----- STORED DATA

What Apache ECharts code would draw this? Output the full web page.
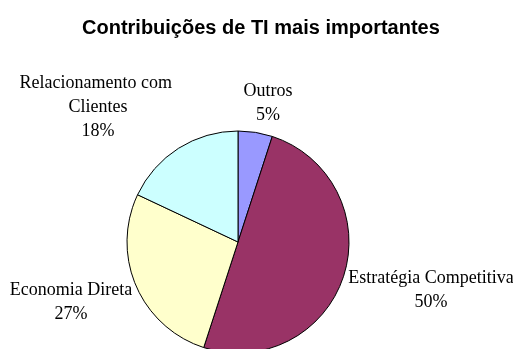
<!DOCTYPE html>
<html>
<head>
<meta charset="utf-8">
<script src="https://cdn.jsdelivr.net/npm/echarts@6/dist/echarts.min.js"></script>
<style>html,body{margin:0;padding:0;background:#fff}#c{width:513px;height:349px}</style>
</head>
<body>
<div id="c"></div>
<script>
const categories = ['Outros', 'Estratégia Competitiva', 'Economia Direta', 'Relacionamento com Clientes'];
const values = [5, 50, 27, 18];
const colors = ['#9999FF', '#993366', '#FFFFCC', '#CCFFFF'];
const titleText = 'Contribuições de TI mais importantes';

// label anchor points (text block centers) in pixels
const labelAnchors = [[268, 103], [431, 290], [71, 302], [98, 107]];

const chart = echarts.init(document.getElementById('c'), null, {renderer: 'canvas'});
chart.setOption({
  animation: false,
  backgroundColor: '#fff',
  title: {
    text: titleText,
    left: 82,
    top: 18,
    padding: 0,
    textStyle: {fontFamily: 'Liberation Sans', fontWeight: 'bold', fontSize: 20, color: '#000'}
  },
  series: [{
    type: 'pie',
    center: [238, 242],
    radius: 111,
    startAngle: 90,
    clockwise: true,
    silent: true,
    data: categories.map((n, i) => ({
      name: n,
      value: values[i],
      itemStyle: {color: colors[i]},
      label: i === 3 ? {width: 165, overflow: 'break'} : {width: 300, overflow: 'none'}
    })),
    itemStyle: {borderColor: '#000', borderWidth: 1},
    label: {
      show: true,
      position: 'outside',
      formatter: '{b}\n{d}%',
      fontFamily: 'Liberation Serif',
      fontSize: 18,
      lineHeight: 24,
      color: '#000',
      align: 'center'
    },
    labelLine: {show: false},
    labelLayout: function (p) {
      const a = labelAnchors[p.dataIndex];
      return {x: a[0], y: a[1], align: 'center', verticalAlign: 'middle'};
    }
  }]
});
</script>
</body>
</html>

----------

**THE TASK:** Return exactly what appears from the opening line of the material through the line with "302], [98, 107]];", apart from the pictures.

**WORKED ANSWER:**
What Apache ECharts code would draw this? Output the full web page.
<!DOCTYPE html>
<html>
<head>
<meta charset="utf-8">
<script src="https://cdn.jsdelivr.net/npm/echarts@6/dist/echarts.min.js"></script>
<style>html,body{margin:0;padding:0;background:#fff}#c{width:513px;height:349px}</style>
</head>
<body>
<div id="c"></div>
<script>
const categories = ['Outros', 'Estratégia Competitiva', 'Economia Direta', 'Relacionamento com Clientes'];
const values = [5, 50, 27, 18];
const colors = ['#9999FF', '#993366', '#FFFFCC', '#CCFFFF'];
const titleText = 'Contribuições de TI mais importantes';

// label anchor points (text block centers) in pixels
const labelAnchors = [[268, 103], [431, 290], [71, 302], [98, 107]];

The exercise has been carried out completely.